この映画を見る者は斉加氏の同名書を読むべきだし、また映画の解説パンフをも読むべきだろう。
映画では「匿名」化された人物の一人ひとりが、同書では実名を挙げて記載されていることや、地方都市の首長たる松浦何某のその後の「敗北宣言」を同書では挙げてはいるものの、映画では取り扱っていないことを考えてみても、映画は書籍とは異なりソフトランディングさせているようにも思える。

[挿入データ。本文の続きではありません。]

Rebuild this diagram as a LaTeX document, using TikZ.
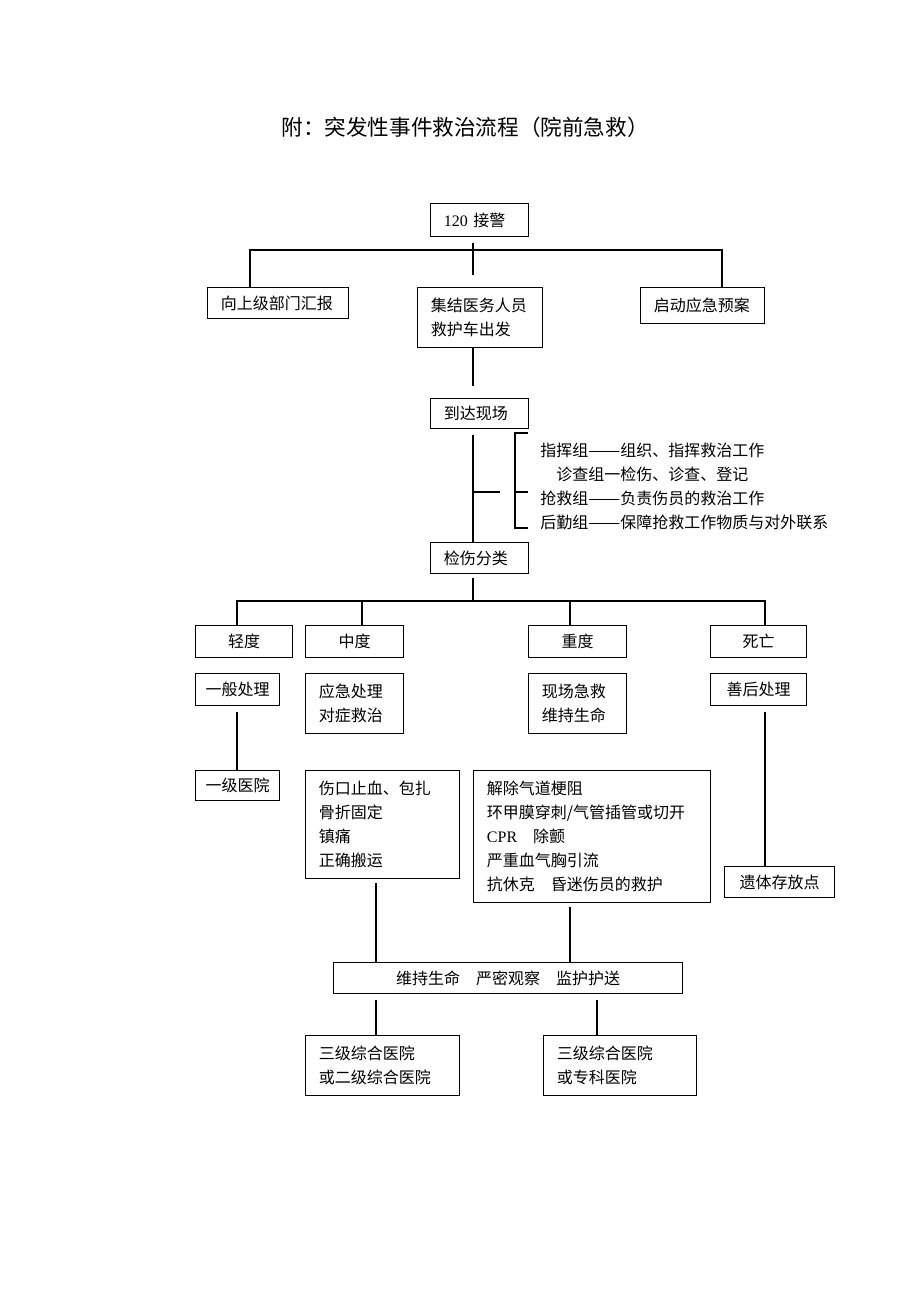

映画のパンフで白井聡氏は「愛国心はならず者の最後の逃げ場」というサミュエル・ジョンソンの言葉を援用し、「愛国心は劣等感に苛まれ者の最後の逃げ場」とまで喝破した。
全くその通りだと思う。
彼らが繰り返す「反日」や「自虐」という言葉は、実は彼らが最も恐れる自らのアイデンティの崩壊を他罰によって回復しようとする手っ取り早い方法であると。そんなことは、おそらくは彼ら「以外」の者たちは誰もが知るところのものだ。

しかし、このような一部の人間を外部化してしまっては、思考方法が彼らと同じになってしまう。彼らを「反知性主義」者として追い込むことは簡単なことだ。しかし、それをしてしまっては遂行矛盾に陥ってしまう。では、どのように彼らに対峙すべきなのか。

「政治は教育に介入すべきではない」と言う。
そうだろうか。
政治が教育に口を出すのはいつものことで、教育のあり方は政治そのものだ。
だから「政治は教育に介入すべきではない」としいてるだけでは無力で、そのままでは政治は必ずや教育に「介入」してくる。

それがあまりにもお粗末な「政治」であるということを誰もが理解しているのであれば、それについての異議申立てを諦めてはいけない。同書の中で斉加氏は、かつて時代の寵児ともて囃された首長の矢継ぎ早の「改革」に対して声を挙げた、当時の生野照子教育委員長の言葉を引用している。
「相手が政治でやってきたら、政治でないと返せないんです。」(p.113)
教育を通して「政治」にしっかり向かい合うこと。教育への政治介入をただ嘆くのではなく、彼らが用いるその政治の未熟さを、彼らとは違った「政治」の手法でしっかりと指摘してやることだ。

映画では牟田前大阪大学教授の研究を「捏造」とまで言い切り、自分の厚顔無恥ぶりを余すところなく発信続け、桜井何某に媚び諂う杉田何某という国会議員をも映像化していたが、自分としては、このような小さき者をとりあげることに加え、平井教諭の従軍慰安婦に関する授業に対して行われた大阪教育員会の愚劣で執拗な「攻撃」の前段のコンテクストをなす(同書第2部にあたたる)大阪府及び大阪市と教育「現場」との攻防をも、もう少し取りあげてもらいたかった。

そうすることで、
この一連の「大阪」ムーブメントの流れに棹さし蒙昧でいられる輩の驕り昂る不遜さを、またその者たちに重ねる者たちの狐仮虎威をも手に取るように見えてくるドキュメントになったのではないか。
そして、そうすることでまさに彼らの「政治」を徹底して暴きたてることになったのではないか。

そう短くはないこのドキュメンタリーからそんなことを考えてみた。